* [TASK GOAL] Reproduce the listing below word for word, with no pictures.

#####

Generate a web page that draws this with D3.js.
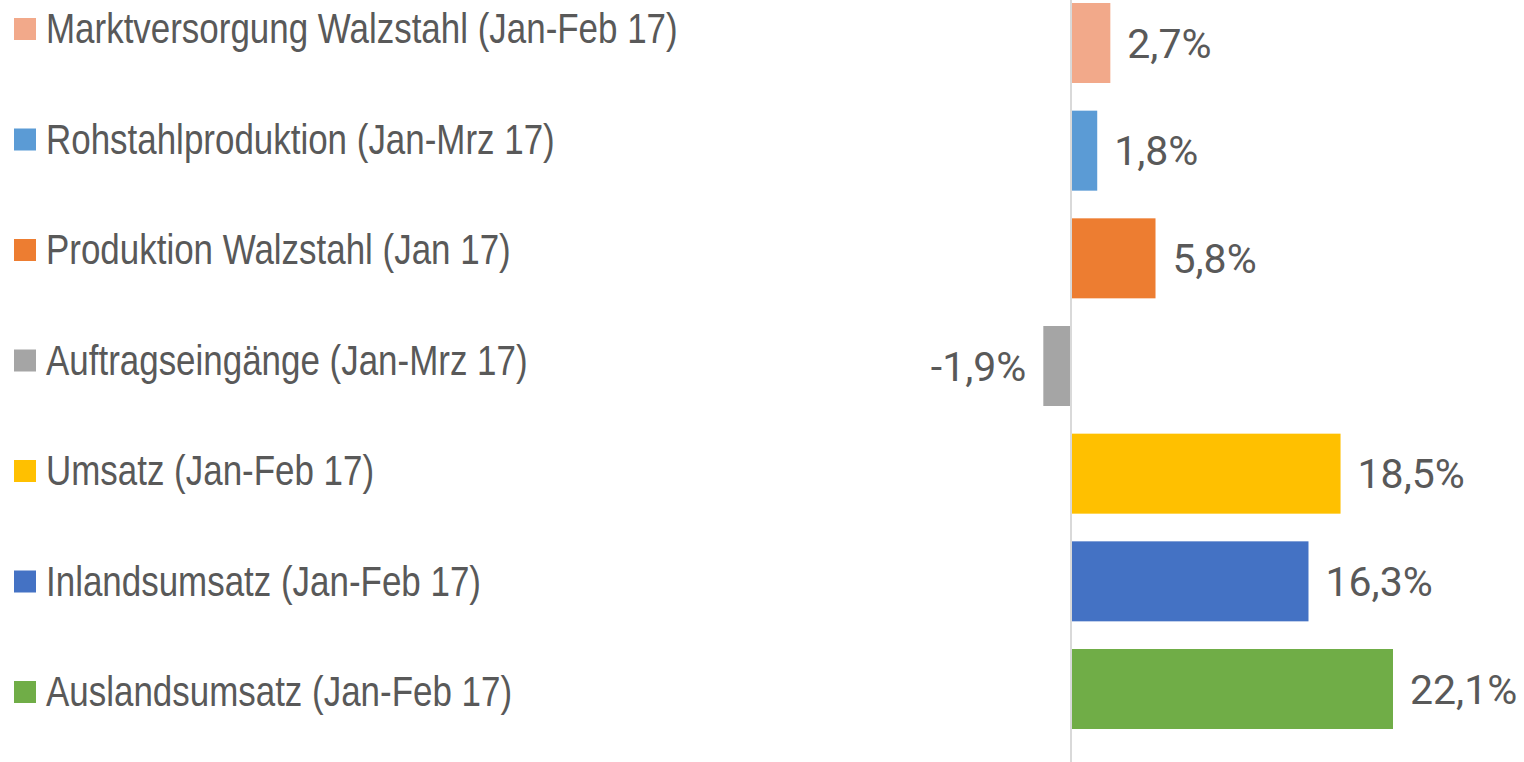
<!DOCTYPE html>
<html>
<head>
<meta charset="utf-8">
<script src="https://cdn.jsdelivr.net/npm/d3@7"></script>
<style>
  body { margin: 0; background: #fff; }
  svg { display: block; }
</style>
</head>
<body>
<div id="chart"></div>
<script>
var categories = [
  'Marktversorgung Walzstahl (Jan-Feb 17)',
  'Rohstahlproduktion (Jan-Mrz 17)',
  'Produktion Walzstahl (Jan 17)',
  'Auftragseingänge (Jan-Mrz 17)',
  'Umsatz (Jan-Feb 17)',
  'Inlandsumsatz (Jan-Feb 17)',
  'Auslandsumsatz (Jan-Feb 17)'
];
var values = [2.7, 1.8, 5.8, -1.9, 18.5, 16.3, 22.1];
var colors = ['#F2A98A', '#5B9BD5', '#ED7D31', '#A5A5A5', '#FFC000', '#4472C4', '#70AD47'];

var width = 1524, height = 762;

var svg = d3.select('#chart')
    .append('svg')
    .attr('width', width)
    .attr('height', height);

// x: 22.1% -> 322px to the right of zero line at 1071
var x = d3.scaleLinear()
    .domain([0, 22.1])
    .range([1071, 1393]);

var y = d3.scaleBand()
    .domain(categories)
    .range([-10.84, 742.84])
    .paddingInner(0.257)
    .paddingOuter(0.1285);

var fmt = function (v) { return d3.format('.1f')(v).replace('.', ',').replace('−', '-') + '%'; };

svg.selectAll('.bar')
    .data(categories)
    .enter()
    .append('rect')
    .attr('class', 'bar')
    .attr('x', function (d, i) { return Math.min(x(0), x(values[i])); })
    .attr('y', function (d) { return y(d); })
    .attr('width', function (d, i) { return Math.abs(x(values[i]) - x(0)); })
    .attr('height', y.bandwidth())
    .style('fill', function (d, i) { return colors[i]; });

// zero line
svg.append('line')
    .attr('x1', x(0)).attr('x2', x(0))
    .attr('y1', 0).attr('y2', height)
    .style('stroke', '#d9d9d9')
    .style('stroke-width', 2);

// value labels
svg.selectAll('.value')
    .data(categories)
    .enter()
    .append('text')
    .attr('class', 'value')
    .attr('x', function (d, i) { return values[i] >= 0 ? x(values[i]) + 17 : x(values[i]) - 17; })
    .attr('y', function (d) { return y(d) + y.bandwidth() / 2; })
    .attr('dy', '0.36em')
    .attr('text-anchor', function (d, i) { return values[i] >= 0 ? 'start' : 'end'; })
    .style('font-family', 'Roboto, sans-serif')
    .style('font-size', '41px')
    .style('fill', '#595959')
    .text(function (d, i) { return fmt(values[i]); });

// legend
var legend = svg.selectAll('.legend')
    .data(categories)
    .enter()
    .append('g')
    .attr('class', 'legend')
    .attr('transform', function (d, i) { return 'translate(0,' + (43 + i * 110.5) + ')'; });

legend.append('rect')
    .attr('x', 14)
    .attr('y', -25)
    .attr('width', 22)
    .attr('height', 22)
    .style('fill', function (d, i) { return colors[i]; });

// narrow look: no condensed font installed, so squeeze horizontally
legend.append('text')
    .attr('transform', 'translate(46,0) scale(0.832,1)')
    .style('font-family', '"Liberation Sans Narrow", "Arial Narrow", "Liberation Sans", sans-serif')
    .style('font-size', '42px')
    .style('fill', '#595959')
    .text(function (d) { return d; });
</script>
</body>
</html>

#####

* [WRITTEN SOLUTION]
Generate a web page that draws this with D3.js.
<!DOCTYPE html>
<html>
<head>
<meta charset="utf-8">
<script src="https://cdn.jsdelivr.net/npm/d3@7"></script>
<style>
  body { margin: 0; background: #fff; }
  svg { display: block; }
</style>
</head>
<body>
<div id="chart"></div>
<script>
var categories = [
  'Marktversorgung Walzstahl (Jan-Feb 17)',
  'Rohstahlproduktion (Jan-Mrz 17)',
  'Produktion Walzstahl (Jan 17)',
  'Auftragseingänge (Jan-Mrz 17)',
  'Umsatz (Jan-Feb 17)',
  'Inlandsumsatz (Jan-Feb 17)',
  'Auslandsumsatz (Jan-Feb 17)'
];
var values = [2.7, 1.8, 5.8, -1.9, 18.5, 16.3, 22.1];
var colors = ['#F2A98A', '#5B9BD5', '#ED7D31', '#A5A5A5', '#FFC000', '#4472C4', '#70AD47'];

var width = 1524, height = 762;

var svg = d3.select('#chart')
    .append('svg')
    .attr('width', width)
    .attr('height', height);

// x: 22.1% -> 322px to the right of zero line at 1071
var x = d3.scaleLinear()
    .domain([0, 22.1])
    .range([1071, 1393]);

var y = d3.scaleBand()
    .domain(categories)
    .range([-10.84, 742.84])
    .paddingInner(0.257)
    .paddingOuter(0.1285);

var fmt = function (v) { return d3.format('.1f')(v).replace('.', ',').replace('−', '-') + '%'; };

svg.selectAll('.bar')
    .data(categories)
    .enter()
    .append('rect')
    .attr('class', 'bar')
    .attr('x', function (d, i) { return Math.min(x(0), x(values[i])); })
    .attr('y', function (d) { return y(d); })
    .attr('width', function (d, i) { return Math.abs(x(values[i]) - x(0)); })
    .attr('height', y.bandwidth())
    .style('fill', function (d, i) { return colors[i]; });

// zero line
svg.append('line')
    .attr('x1', x(0)).attr('x2', x(0))
    .attr('y1', 0).attr('y2', height)
    .style('stroke', '#d9d9d9')
    .style('stroke-width', 2);

// value labels
svg.selectAll('.value')
    .data(categories)
    .enter()
    .append('text')
    .attr('class', 'value')
    .attr('x', function (d, i) { return values[i] >= 0 ? x(values[i]) + 17 : x(values[i]) - 17; })
    .attr('y', function (d) { return y(d) + y.bandwidth() / 2; })
    .attr('dy', '0.36em')
    .attr('text-anchor', function (d, i) { return values[i] >= 0 ? 'start' : 'end'; })
    .style('font-family', 'Roboto, sans-serif')
    .style('font-size', '41px')
    .style('fill', '#595959')
    .text(function (d, i) { return fmt(values[i]); });

// legend
var legend = svg.selectAll('.legend')
    .data(categories)
    .enter()
    .append('g')
    .attr('class', 'legend')
    .attr('transform', function (d, i) { return 'translate(0,' + (43 + i * 110.5) + ')'; });

legend.append('rect')
    .attr('x', 14)
    .attr('y', -25)
    .attr('width', 22)
    .attr('height', 22)
    .style('fill', function (d, i) { return colors[i]; });

// narrow look: no condensed font installed, so squeeze horizontally
legend.append('text')
    .attr('transform', 'translate(46,0) scale(0.832,1)')
    .style('font-family', '"Liberation Sans Narrow", "Arial Narrow", "Liberation Sans", sans-serif')
    .style('font-size', '42px')
    .style('fill', '#595959')
    .text(function (d) { return d; });
</script>
</body>
</html>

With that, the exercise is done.